-- BEGIN --
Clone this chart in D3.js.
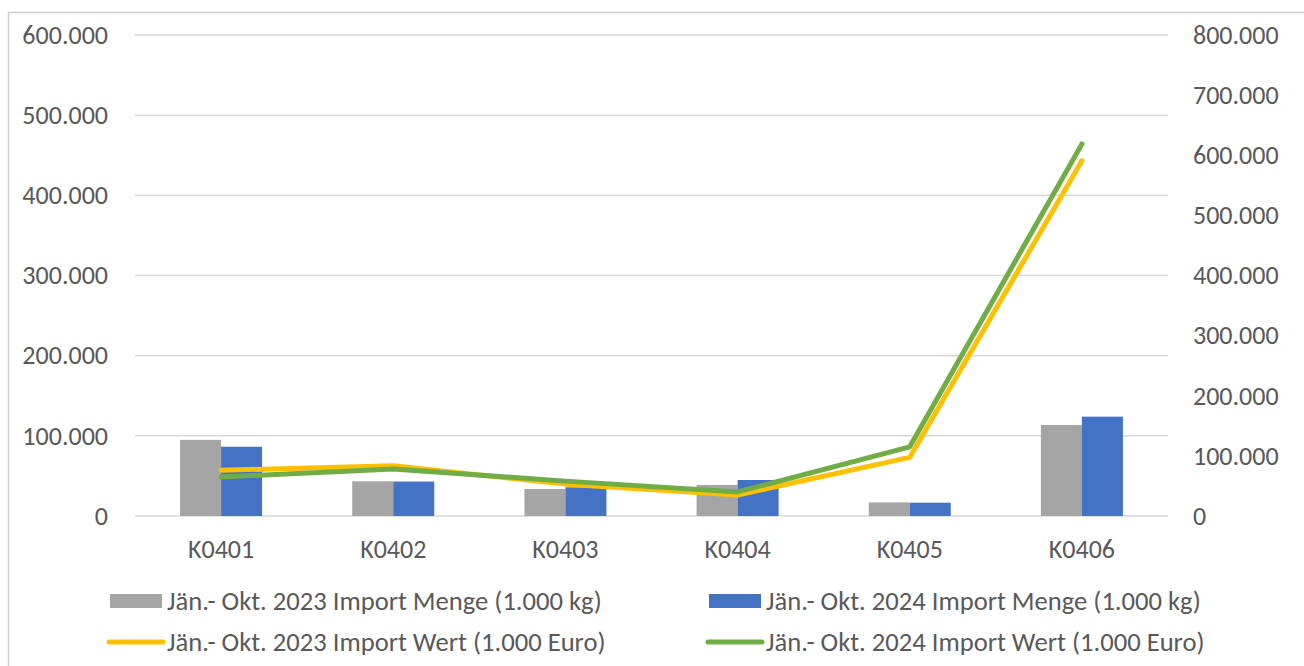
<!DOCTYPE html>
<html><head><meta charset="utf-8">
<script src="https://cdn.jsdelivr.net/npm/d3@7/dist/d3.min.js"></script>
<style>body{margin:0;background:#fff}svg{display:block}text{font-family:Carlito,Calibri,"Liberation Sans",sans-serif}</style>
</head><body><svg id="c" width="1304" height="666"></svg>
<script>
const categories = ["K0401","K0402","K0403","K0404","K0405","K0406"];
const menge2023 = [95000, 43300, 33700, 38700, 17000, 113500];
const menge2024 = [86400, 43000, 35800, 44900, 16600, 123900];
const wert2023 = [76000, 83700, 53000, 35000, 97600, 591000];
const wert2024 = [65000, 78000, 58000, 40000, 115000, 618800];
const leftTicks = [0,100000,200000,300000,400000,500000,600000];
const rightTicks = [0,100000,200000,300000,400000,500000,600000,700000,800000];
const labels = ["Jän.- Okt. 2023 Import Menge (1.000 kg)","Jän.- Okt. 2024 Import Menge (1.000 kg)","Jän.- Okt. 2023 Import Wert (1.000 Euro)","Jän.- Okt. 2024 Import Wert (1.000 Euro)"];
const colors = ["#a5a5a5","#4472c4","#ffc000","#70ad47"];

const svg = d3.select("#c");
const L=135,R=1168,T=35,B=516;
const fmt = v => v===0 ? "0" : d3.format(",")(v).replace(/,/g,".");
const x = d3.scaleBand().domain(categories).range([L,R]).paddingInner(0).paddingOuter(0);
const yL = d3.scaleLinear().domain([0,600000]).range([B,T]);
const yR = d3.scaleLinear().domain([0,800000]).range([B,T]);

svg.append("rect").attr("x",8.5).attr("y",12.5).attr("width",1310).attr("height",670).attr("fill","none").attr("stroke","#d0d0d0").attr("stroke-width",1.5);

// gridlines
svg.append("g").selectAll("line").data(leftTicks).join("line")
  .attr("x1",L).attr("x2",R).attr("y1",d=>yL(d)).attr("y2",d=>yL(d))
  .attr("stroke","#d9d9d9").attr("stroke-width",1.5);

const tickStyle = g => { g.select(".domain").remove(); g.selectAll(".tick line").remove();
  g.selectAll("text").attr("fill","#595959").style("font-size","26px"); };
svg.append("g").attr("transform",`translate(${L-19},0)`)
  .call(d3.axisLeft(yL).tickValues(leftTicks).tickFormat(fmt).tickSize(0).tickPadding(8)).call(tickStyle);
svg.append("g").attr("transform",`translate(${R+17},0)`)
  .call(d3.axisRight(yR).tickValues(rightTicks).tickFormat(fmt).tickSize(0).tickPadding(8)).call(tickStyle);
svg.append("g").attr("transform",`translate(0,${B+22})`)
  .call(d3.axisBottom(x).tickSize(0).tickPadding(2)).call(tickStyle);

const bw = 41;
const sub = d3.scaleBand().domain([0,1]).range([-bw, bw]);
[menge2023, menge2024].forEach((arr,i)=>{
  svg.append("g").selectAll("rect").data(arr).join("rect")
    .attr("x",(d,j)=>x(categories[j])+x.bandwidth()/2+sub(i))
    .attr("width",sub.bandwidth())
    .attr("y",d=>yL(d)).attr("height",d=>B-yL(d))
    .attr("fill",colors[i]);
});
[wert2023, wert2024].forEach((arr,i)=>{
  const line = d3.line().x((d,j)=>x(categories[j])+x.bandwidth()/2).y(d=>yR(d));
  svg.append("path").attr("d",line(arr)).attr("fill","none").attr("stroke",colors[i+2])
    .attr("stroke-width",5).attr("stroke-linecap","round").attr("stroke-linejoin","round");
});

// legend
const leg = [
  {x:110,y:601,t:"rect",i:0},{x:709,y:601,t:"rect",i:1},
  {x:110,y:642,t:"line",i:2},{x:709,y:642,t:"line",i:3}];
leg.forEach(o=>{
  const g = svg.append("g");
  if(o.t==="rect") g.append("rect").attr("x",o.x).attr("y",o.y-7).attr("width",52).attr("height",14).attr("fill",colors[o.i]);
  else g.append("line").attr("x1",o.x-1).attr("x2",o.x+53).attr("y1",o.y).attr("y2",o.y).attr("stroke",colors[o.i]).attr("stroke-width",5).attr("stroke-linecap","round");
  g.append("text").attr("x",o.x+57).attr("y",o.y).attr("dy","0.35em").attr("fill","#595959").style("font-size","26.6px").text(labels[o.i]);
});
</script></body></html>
-- END --
• [What you are asked to do]: Write out again every line above exactly as given; the pictures do not belong in the copy.

• [Exercise result]:
Clone this chart in D3.js.
<!DOCTYPE html>
<html><head><meta charset="utf-8">
<script src="https://cdn.jsdelivr.net/npm/d3@7/dist/d3.min.js"></script>
<style>body{margin:0;background:#fff}svg{display:block}text{font-family:Carlito,Calibri,"Liberation Sans",sans-serif}</style>
</head><body><svg id="c" width="1304" height="666"></svg>
<script>
const categories = ["K0401","K0402","K0403","K0404","K0405","K0406"];
const menge2023 = [95000, 43300, 33700, 38700, 17000, 113500];
const menge2024 = [86400, 43000, 35800, 44900, 16600, 123900];
const wert2023 = [76000, 83700, 53000, 35000, 97600, 591000];
const wert2024 = [65000, 78000, 58000, 40000, 115000, 618800];
const leftTicks = [0,100000,200000,300000,400000,500000,600000];
const rightTicks = [0,100000,200000,300000,400000,500000,600000,700000,800000];
const labels = ["Jän.- Okt. 2023 Import Menge (1.000 kg)","Jän.- Okt. 2024 Import Menge (1.000 kg)","Jän.- Okt. 2023 Import Wert (1.000 Euro)","Jän.- Okt. 2024 Import Wert (1.000 Euro)"];
const colors = ["#a5a5a5","#4472c4","#ffc000","#70ad47"];

const svg = d3.select("#c");
const L=135,R=1168,T=35,B=516;
const fmt = v => v===0 ? "0" : d3.format(",")(v).replace(/,/g,".");
const x = d3.scaleBand().domain(categories).range([L,R]).paddingInner(0).paddingOuter(0);
const yL = d3.scaleLinear().domain([0,600000]).range([B,T]);
const yR = d3.scaleLinear().domain([0,800000]).range([B,T]);

svg.append("rect").attr("x",8.5).attr("y",12.5).attr("width",1310).attr("height",670).attr("fill","none").attr("stroke","#d0d0d0").attr("stroke-width",1.5);

// gridlines
svg.append("g").selectAll("line").data(leftTicks).join("line")
  .attr("x1",L).attr("x2",R).attr("y1",d=>yL(d)).attr("y2",d=>yL(d))
  .attr("stroke","#d9d9d9").attr("stroke-width",1.5);

const tickStyle = g => { g.select(".domain").remove(); g.selectAll(".tick line").remove();
  g.selectAll("text").attr("fill","#595959").style("font-size","26px"); };
svg.append("g").attr("transform",`translate(${L-19},0)`)
  .call(d3.axisLeft(yL).tickValues(leftTicks).tickFormat(fmt).tickSize(0).tickPadding(8)).call(tickStyle);
svg.append("g").attr("transform",`translate(${R+17},0)`)
  .call(d3.axisRight(yR).tickValues(rightTicks).tickFormat(fmt).tickSize(0).tickPadding(8)).call(tickStyle);
svg.append("g").attr("transform",`translate(0,${B+22})`)
  .call(d3.axisBottom(x).tickSize(0).tickPadding(2)).call(tickStyle);

const bw = 41;
const sub = d3.scaleBand().domain([0,1]).range([-bw, bw]);
[menge2023, menge2024].forEach((arr,i)=>{
  svg.append("g").selectAll("rect").data(arr).join("rect")
    .attr("x",(d,j)=>x(categories[j])+x.bandwidth()/2+sub(i))
    .attr("width",sub.bandwidth())
    .attr("y",d=>yL(d)).attr("height",d=>B-yL(d))
    .attr("fill",colors[i]);
});
[wert2023, wert2024].forEach((arr,i)=>{
  const line = d3.line().x((d,j)=>x(categories[j])+x.bandwidth()/2).y(d=>yR(d));
  svg.append("path").attr("d",line(arr)).attr("fill","none").attr("stroke",colors[i+2])
    .attr("stroke-width",5).attr("stroke-linecap","round").attr("stroke-linejoin","round");
});

// legend
const leg = [
  {x:110,y:601,t:"rect",i:0},{x:709,y:601,t:"rect",i:1},
  {x:110,y:642,t:"line",i:2},{x:709,y:642,t:"line",i:3}];
leg.forEach(o=>{
  const g = svg.append("g");
  if(o.t==="rect") g.append("rect").attr("x",o.x).attr("y",o.y-7).attr("width",52).attr("height",14).attr("fill",colors[o.i]);
  else g.append("line").attr("x1",o.x-1).attr("x2",o.x+53).attr("y1",o.y).attr("y2",o.y).attr("stroke",colors[o.i]).attr("stroke-width",5).attr("stroke-linecap","round");
  g.append("text").attr("x",o.x+57).attr("y",o.y).attr("dy","0.35em").attr("fill","#595959").style("font-size","26.6px").text(labels[o.i]);
});
</script></body></html>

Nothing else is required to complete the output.